A leading law professor has been barred from taking up a senior post at one of Hong Kong's top universities in what some said was a blow to academic freedom as Beijing tries to tighten its grip a year after student-led protests rocked the city.

For more than a century, HKU, one of Asia's top universities, has served as a bastion of liberal education in the city that returned from British to Chinese rule in 1997, producing many of its top politicians, bureaucrats and lawyers.

Hong Kong's constitution guarantees the financial enclave a high degree of autonomy denied in mainland China by its Communist leaders, including academic freedom, broad individual rights and an independent judiciary.

But the university's governing council, stacked with supporters of the Beijing-backed Hong Kong government, has thwarted the appointment of former HKU law school dean Johannes Chan as a university pro-vice-chancellor.

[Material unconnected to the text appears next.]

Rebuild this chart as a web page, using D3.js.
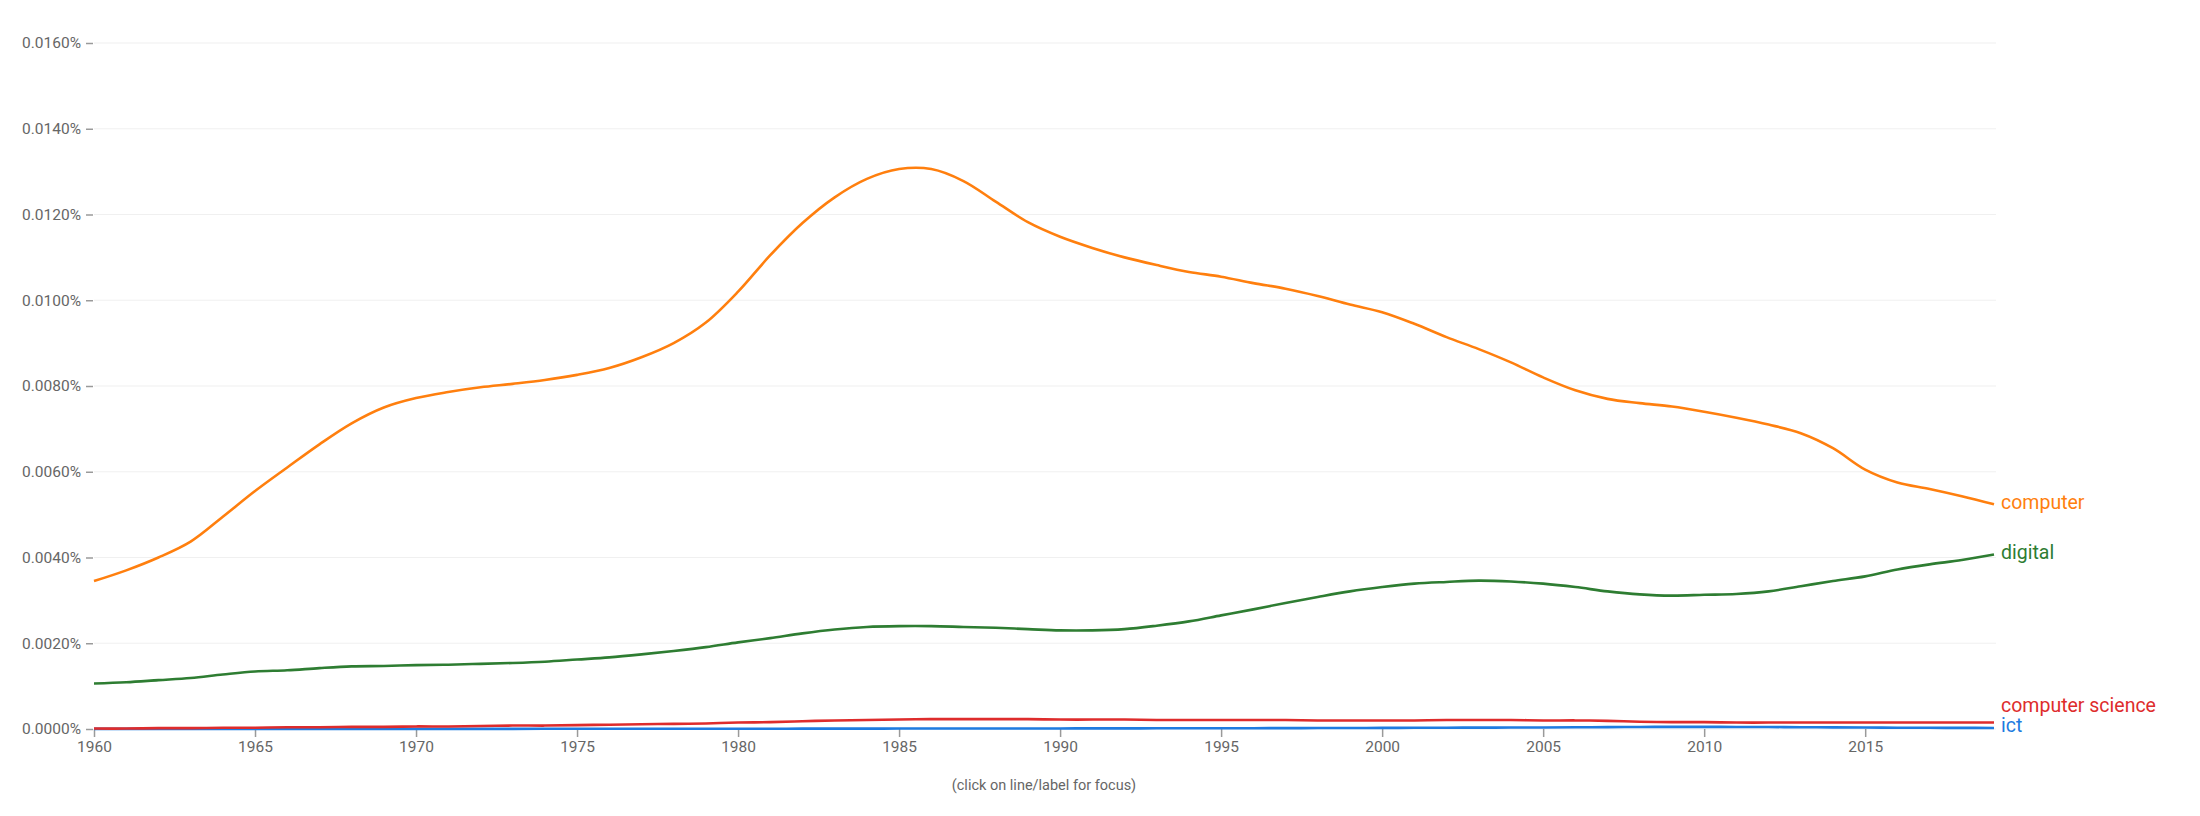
<!DOCTYPE html>
<html>
<head>
<meta charset="utf-8">
<script src="https://cdn.jsdelivr.net/npm/d3@7"></script>
<style>
  html, body { margin: 0; padding: 0; background: #fff; }
  svg { display: block; font-family: Roboto, "Open Sans", sans-serif; }
</style>
</head>
<body>
<svg id="chart" width="2200" height="816"></svg>
<script>
const years = d3.range(1960, 2020);
const yTicks = [0, 0.002, 0.004, 0.006, 0.008, 0.010, 0.012, 0.014, 0.016];
const xTicks = [1960, 1965, 1970, 1975, 1980, 1985, 1990, 1995, 2000, 2005, 2010, 2015];
const seriesNames = ["computer", "digital", "computer science", "ict"];
const seriesColors = ["#ff7f0e", "#2e7d32", "#de2c2c", "#1e7be0"];

const computer = [
  0.00345, 0.00370, 0.00400, 0.00437, 0.00495, 0.00555, 0.00610, 0.00664, 0.00713, 0.00750,
  0.00772, 0.00786, 0.00797, 0.00805, 0.00814, 0.00826, 0.00842, 0.00867, 0.00900, 0.00948,
  0.01020, 0.01105, 0.01180, 0.01240, 0.01283, 0.01306, 0.01306, 0.01278, 0.01230, 0.01182,
  0.01148, 0.01122, 0.01100, 0.01082, 0.01066, 0.01055, 0.01040, 0.01027, 0.01010, 0.00990,
  0.00972, 0.00945, 0.00914, 0.00886, 0.00855, 0.00820, 0.00790, 0.00770, 0.00760, 0.00752,
  0.00740, 0.00726, 0.00710, 0.00690, 0.00655, 0.00605, 0.00575, 0.00560, 0.00543, 0.00524
];
const digital = [
  0.00106, 0.00109, 0.00114, 0.00119, 0.00127, 0.00134, 0.00137, 0.00142, 0.00146, 0.00147,
  0.00149, 0.00150, 0.00152, 0.00154, 0.00157, 0.00162, 0.00167, 0.00174, 0.00182, 0.00191,
  0.00202, 0.00212, 0.00223, 0.00232, 0.00238, 0.00240, 0.00240, 0.00238, 0.00236, 0.00233,
  0.00230, 0.00230, 0.00233, 0.00241, 0.00251, 0.00265, 0.00279, 0.00294, 0.00308, 0.00321,
  0.00331, 0.00339, 0.00343, 0.00346, 0.00344, 0.00339, 0.00331, 0.00321, 0.00314, 0.00311,
  0.00313, 0.00315, 0.00321, 0.00333, 0.00345, 0.00356, 0.00372, 0.00384, 0.00394, 0.00407
];
const computerScience = [
  0.00001, 0.00001, 0.00002, 0.00002, 0.00003, 0.00003, 0.00004, 0.00004, 0.00005, 0.00005,
  0.00006, 0.00006, 0.00007, 0.00008, 0.00008, 0.00009, 0.00010, 0.00011, 0.00012, 0.00013,
  0.00015, 0.00016, 0.00018, 0.00020, 0.00021, 0.00022, 0.00023, 0.00023, 0.00023, 0.00023,
  0.00022, 0.00022, 0.00022, 0.00021, 0.00021, 0.00021, 0.00021, 0.00021, 0.00020, 0.00020,
  0.00020, 0.00020, 0.00021, 0.00021, 0.00021, 0.00020, 0.00020, 0.00019, 0.00017, 0.00016,
  0.00016, 0.00015, 0.00015, 0.00015, 0.00015, 0.00015, 0.00015, 0.00015, 0.00015, 0.00015
];
const ict = [
  0.000003, 0.000003, 0.000003, 0.000003, 0.000003, 0.000003, 0.000003, 0.000003, 0.000003, 0.000003,
  0.000004, 0.000004, 0.000004, 0.000004, 0.000005, 0.000005, 0.000005, 0.000005, 0.000006, 0.000006,
  0.000007, 0.000007, 0.000008, 0.000008, 0.000009, 0.000010, 0.000010, 0.000011, 0.000012, 0.000012,
  0.000013, 0.000014, 0.000015, 0.000016, 0.000017, 0.000018, 0.000019, 0.000020, 0.000022, 0.000024,
  0.000026, 0.000028, 0.000030, 0.000032, 0.000034, 0.000036, 0.000040, 0.000044, 0.000048, 0.000050,
  0.000050, 0.000048, 0.000046, 0.000042, 0.000038, 0.000034, 0.000030, 0.000028, 0.000026, 0.000024
];
const seriesValues = [computer, digital, computerScience, ict];

const svg = d3.select("#chart");
const x = d3.scaleLinear().domain([1960, 2019]).range([94, 1994]);
const y = d3.scaleLinear().domain([0, 0.016]).range([729, 43]);
const textColor = "#666666";

// gridlines
svg.append("g").selectAll("line").data(yTicks).join("line")
  .attr("x1", 94).attr("x2", 1996)
  .attr("y1", d => y(d)).attr("y2", d => y(d))
  .attr("stroke", "#f0f0f0").attr("stroke-width", 1.2);

// y axis
const yAxis = d3.axisLeft(y).tickValues(yTicks)
  .tickFormat(d => (d).toFixed(4) + "%").tickSize(7).tickPadding(5);
const gy = svg.append("g").attr("transform", "translate(93,0)").call(yAxis);
gy.select(".domain").remove();
gy.selectAll("line").attr("stroke", "#9a9a9a").attr("stroke-width", 1.5);
gy.selectAll("text").attr("fill", textColor).attr("font-size", 15.5)
  .attr("font-family", "Roboto, sans-serif");

// x axis
const xAxis = d3.axisBottom(x).tickValues(xTicks).tickFormat(d3.format("d"))
  .tickSize(8).tickPadding(4);
const gx = svg.append("g").attr("transform", "translate(0,729)").call(xAxis);
gx.select(".domain").remove();
gx.selectAll("line").attr("stroke", "#9a9a9a").attr("stroke-width", 1.5);
gx.selectAll("text").attr("fill", textColor).attr("font-size", 15.5)
  .attr("font-family", "Roboto, sans-serif");

// lines
const line = d3.line().x((d, i) => x(years[i])).y(d => y(d)).curve(d3.curveCatmullRom.alpha(0.5));
const drawOrder = [3, 2, 1, 0];
drawOrder.forEach(k => {
  svg.append("path").datum(seriesValues[k])
    .attr("d", line)
    .attr("fill", "none")
    .attr("stroke", seriesColors[k])
    .attr("stroke-width", 2.6)
    .attr("stroke-linejoin", "round");
});

// end labels with simple collision avoidance (bottom-up)
const labels = seriesNames.map((n, k) => ({ name: n, color: seriesColors[k], yy: y(seriesValues[k][seriesValues[k].length - 1]) }));
const sorted = labels.slice().sort((a, b) => b.yy - a.yy);
let limit = 727;
sorted.forEach(l => {
  l.yy = Math.min(l.yy, limit);
  limit = l.yy - 20;
});
svg.append("g").selectAll("text").data(labels).join("text")
  .attr("x", 2001).attr("y", d => d.yy - 2)
  .attr("dy", "0.35em")
  .attr("fill", d => d.color)
  .attr("font-size", 19.5)
  .attr("font-family", "Roboto, sans-serif")
  .text(d => d.name);

// footer
svg.append("text")
  .attr("x", 1044).attr("y", 785).attr("dy", "0.35em")
  .attr("text-anchor", "middle")
  .attr("fill", textColor).attr("font-size", 14.5)
  .attr("font-family", "Roboto, sans-serif")
  .text("(click on line/label for focus)");
</script>
</body>
</html>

He had been recommended for the post last year by a university search committee headed by HKU's president after a global recruiting drive.

Liberals see Professor Chan's blocked appointment as part of a broad move to limit academic freedom at an institution whose students and academics played a big role in 79 days of protests last year that saw thousands take to the streets demanding full democracy.

"It's obvious that the decision was a political one," said Ip Kin-yuen, a lawmaker and head of an HKU alumni association that recently saw 7,800 of its members voice support for Chan.

"Academic freedom will no longer exist after this."

Some students held a candlelight vigil in support of Professor Chan while the student union said they'd consider further protests.